** start Data extract **

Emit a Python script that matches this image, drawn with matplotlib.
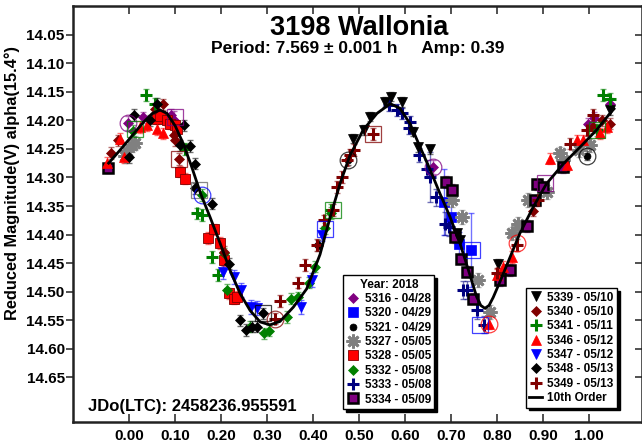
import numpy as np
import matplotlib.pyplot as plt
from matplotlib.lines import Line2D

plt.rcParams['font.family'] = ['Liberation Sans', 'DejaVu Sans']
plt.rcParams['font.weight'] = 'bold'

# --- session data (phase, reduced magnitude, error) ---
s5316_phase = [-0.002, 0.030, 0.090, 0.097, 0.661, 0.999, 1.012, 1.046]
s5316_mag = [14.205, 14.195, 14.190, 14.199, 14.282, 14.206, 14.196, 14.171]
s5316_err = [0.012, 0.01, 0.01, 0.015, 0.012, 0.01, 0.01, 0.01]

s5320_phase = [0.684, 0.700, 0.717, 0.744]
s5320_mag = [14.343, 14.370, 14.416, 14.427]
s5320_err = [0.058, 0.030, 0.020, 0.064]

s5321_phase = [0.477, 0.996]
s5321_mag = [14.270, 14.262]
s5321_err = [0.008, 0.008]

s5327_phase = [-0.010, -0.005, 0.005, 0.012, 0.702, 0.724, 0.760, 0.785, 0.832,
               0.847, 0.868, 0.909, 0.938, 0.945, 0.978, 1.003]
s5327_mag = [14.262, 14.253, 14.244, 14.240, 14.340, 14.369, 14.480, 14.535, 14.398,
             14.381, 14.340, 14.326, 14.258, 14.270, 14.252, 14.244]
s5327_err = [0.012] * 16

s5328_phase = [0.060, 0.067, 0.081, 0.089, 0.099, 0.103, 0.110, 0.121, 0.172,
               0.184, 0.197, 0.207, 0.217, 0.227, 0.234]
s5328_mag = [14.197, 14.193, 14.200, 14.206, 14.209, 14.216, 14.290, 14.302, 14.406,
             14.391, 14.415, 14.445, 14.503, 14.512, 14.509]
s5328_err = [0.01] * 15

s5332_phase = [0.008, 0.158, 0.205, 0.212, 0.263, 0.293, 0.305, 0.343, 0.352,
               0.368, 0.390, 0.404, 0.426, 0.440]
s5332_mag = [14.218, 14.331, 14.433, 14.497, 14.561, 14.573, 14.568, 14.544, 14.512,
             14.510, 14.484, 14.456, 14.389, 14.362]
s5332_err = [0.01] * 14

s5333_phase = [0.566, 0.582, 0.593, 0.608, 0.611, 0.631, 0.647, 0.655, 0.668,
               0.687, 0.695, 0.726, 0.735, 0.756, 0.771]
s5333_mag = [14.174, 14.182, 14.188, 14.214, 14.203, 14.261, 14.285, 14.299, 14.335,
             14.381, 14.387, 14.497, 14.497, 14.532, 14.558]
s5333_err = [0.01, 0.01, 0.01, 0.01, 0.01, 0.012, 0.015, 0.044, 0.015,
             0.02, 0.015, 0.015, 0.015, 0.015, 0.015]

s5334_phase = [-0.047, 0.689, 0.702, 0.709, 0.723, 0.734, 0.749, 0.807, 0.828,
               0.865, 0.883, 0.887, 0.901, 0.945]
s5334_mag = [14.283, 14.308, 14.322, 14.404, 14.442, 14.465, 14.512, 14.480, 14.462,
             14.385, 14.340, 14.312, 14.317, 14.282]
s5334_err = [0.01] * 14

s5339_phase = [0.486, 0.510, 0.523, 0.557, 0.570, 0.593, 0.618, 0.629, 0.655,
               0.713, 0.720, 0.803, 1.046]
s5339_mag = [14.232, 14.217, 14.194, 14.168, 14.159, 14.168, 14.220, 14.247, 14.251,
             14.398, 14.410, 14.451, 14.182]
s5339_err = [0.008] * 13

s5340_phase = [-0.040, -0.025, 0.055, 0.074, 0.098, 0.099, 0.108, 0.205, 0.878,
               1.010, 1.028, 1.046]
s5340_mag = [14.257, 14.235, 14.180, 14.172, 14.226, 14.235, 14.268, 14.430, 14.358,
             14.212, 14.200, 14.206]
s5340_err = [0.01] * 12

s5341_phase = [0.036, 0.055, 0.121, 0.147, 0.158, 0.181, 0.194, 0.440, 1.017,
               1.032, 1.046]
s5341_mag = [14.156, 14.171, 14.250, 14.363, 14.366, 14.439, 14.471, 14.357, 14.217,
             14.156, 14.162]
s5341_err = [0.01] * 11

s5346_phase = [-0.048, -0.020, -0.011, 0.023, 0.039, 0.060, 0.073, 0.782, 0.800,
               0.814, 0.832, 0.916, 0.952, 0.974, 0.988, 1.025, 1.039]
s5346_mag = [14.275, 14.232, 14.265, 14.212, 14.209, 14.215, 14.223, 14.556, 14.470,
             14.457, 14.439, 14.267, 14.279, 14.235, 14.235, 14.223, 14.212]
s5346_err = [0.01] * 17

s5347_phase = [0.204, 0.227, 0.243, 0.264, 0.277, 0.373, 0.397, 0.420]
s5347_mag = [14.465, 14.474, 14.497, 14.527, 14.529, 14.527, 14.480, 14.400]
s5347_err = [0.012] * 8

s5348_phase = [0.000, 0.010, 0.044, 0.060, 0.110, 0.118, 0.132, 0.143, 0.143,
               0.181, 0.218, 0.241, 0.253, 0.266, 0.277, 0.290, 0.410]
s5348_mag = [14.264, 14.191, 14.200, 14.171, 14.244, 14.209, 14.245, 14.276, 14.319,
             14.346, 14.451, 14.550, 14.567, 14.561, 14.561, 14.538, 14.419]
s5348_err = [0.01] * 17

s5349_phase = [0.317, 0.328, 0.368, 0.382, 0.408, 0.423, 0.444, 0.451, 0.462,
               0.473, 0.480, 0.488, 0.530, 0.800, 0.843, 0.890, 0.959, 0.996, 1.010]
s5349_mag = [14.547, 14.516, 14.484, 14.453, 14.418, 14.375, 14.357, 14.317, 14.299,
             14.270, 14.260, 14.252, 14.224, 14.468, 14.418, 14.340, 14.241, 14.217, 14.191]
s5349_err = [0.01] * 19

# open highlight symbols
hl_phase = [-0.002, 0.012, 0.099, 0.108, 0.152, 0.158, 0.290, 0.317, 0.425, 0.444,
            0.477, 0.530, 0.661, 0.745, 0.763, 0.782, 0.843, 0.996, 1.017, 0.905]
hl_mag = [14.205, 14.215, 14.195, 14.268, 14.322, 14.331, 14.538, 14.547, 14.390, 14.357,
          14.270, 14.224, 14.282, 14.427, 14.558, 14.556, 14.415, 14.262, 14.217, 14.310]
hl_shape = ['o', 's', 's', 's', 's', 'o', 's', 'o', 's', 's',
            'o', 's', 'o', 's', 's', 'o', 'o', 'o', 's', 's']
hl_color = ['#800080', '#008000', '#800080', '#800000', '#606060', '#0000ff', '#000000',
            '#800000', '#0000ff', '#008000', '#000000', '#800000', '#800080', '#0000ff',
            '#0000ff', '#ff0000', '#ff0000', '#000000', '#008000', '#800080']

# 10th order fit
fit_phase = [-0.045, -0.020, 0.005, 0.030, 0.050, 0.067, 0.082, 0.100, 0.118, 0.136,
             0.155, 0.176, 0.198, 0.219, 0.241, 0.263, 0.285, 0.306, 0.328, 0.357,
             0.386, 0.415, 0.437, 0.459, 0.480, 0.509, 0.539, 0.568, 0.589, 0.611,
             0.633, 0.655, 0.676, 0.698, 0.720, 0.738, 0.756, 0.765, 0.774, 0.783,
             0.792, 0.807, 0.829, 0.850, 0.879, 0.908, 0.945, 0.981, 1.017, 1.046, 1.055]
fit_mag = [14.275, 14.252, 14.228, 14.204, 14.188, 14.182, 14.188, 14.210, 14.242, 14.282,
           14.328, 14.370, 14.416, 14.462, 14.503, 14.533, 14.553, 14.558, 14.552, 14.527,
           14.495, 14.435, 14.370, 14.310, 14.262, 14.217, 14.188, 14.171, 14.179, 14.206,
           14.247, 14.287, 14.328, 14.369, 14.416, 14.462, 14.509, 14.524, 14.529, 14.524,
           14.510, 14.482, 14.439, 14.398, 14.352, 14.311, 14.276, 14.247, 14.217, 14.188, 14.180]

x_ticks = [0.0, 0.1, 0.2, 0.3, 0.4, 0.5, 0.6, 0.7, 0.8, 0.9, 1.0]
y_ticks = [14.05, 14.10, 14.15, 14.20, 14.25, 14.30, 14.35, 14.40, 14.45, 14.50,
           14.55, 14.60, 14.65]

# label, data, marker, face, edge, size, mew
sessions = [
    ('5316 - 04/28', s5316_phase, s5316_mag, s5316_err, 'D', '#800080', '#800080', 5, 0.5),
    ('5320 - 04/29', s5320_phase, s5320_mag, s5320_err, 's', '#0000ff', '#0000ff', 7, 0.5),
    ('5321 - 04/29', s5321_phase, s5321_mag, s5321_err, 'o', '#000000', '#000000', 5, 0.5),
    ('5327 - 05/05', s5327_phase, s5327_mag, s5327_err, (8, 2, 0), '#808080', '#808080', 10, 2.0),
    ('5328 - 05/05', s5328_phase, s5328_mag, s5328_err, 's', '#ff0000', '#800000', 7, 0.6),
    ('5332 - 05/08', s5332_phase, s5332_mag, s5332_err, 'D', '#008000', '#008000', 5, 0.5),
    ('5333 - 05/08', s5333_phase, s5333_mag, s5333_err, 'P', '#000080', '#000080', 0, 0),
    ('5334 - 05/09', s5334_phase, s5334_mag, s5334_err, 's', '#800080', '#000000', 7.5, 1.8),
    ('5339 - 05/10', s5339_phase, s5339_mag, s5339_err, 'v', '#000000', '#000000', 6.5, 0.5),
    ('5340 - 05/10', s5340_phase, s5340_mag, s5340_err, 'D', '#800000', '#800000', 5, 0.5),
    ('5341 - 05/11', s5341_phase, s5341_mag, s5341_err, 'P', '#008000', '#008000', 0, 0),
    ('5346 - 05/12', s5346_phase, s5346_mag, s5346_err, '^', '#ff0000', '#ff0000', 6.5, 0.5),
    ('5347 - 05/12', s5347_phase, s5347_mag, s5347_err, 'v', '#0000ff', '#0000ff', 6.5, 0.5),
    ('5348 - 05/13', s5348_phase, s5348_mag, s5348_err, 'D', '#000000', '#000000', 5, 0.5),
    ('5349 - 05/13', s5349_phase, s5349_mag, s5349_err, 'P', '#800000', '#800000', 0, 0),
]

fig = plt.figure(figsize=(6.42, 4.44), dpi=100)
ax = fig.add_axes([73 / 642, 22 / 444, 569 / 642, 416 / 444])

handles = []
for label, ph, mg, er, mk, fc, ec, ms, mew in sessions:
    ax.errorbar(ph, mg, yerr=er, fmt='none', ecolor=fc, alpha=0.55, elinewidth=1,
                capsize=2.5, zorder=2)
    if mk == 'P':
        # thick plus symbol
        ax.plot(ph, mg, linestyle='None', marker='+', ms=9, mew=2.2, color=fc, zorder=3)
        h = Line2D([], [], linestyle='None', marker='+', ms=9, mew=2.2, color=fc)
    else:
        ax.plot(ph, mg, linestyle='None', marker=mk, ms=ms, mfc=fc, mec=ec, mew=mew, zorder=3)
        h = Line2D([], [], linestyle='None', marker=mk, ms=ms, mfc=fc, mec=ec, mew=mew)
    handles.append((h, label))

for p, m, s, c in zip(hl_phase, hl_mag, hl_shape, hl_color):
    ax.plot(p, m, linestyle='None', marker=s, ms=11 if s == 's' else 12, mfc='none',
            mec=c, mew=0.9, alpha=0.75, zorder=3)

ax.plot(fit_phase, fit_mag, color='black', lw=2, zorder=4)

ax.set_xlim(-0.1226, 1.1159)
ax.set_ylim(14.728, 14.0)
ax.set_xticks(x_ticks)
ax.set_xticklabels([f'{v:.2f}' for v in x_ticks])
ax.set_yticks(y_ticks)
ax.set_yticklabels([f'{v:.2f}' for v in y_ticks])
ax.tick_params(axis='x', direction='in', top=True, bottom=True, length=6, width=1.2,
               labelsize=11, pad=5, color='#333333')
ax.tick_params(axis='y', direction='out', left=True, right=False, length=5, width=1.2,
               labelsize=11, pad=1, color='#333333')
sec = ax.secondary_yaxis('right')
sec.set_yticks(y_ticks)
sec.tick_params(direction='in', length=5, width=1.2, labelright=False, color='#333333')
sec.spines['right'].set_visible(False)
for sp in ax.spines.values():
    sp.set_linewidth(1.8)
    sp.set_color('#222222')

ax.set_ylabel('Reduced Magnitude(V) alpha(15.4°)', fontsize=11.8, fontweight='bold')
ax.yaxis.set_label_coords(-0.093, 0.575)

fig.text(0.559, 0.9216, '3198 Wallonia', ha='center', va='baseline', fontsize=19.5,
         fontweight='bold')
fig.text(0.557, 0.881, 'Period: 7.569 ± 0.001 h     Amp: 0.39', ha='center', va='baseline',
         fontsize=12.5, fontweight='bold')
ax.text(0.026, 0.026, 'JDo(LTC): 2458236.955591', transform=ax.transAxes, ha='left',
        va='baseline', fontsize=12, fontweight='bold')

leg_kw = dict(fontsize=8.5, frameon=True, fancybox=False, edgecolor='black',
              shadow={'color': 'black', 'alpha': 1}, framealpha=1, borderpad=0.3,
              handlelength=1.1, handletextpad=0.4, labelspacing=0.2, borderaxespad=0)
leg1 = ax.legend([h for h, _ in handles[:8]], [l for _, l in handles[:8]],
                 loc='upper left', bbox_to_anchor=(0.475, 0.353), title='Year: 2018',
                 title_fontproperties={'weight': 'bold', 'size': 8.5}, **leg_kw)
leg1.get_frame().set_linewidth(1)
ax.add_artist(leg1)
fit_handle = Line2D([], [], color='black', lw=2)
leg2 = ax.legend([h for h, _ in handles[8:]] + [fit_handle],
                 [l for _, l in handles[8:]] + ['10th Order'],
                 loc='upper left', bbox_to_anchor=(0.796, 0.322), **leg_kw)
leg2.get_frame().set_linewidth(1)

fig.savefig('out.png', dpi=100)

** end Data extract **

Problem requirements
Extract the lines exactly, please: the first line of the listing, the line with "plt.rcParams['font.weight'] = 'bold'", and every line between them, but no pictures.

The solution
Emit a Python script that matches this image, drawn with matplotlib.
import numpy as np
import matplotlib.pyplot as plt
from matplotlib.lines import Line2D

plt.rcParams['font.family'] = ['Liberation Sans', 'DejaVu Sans']
plt.rcParams['font.weight'] = 'bold'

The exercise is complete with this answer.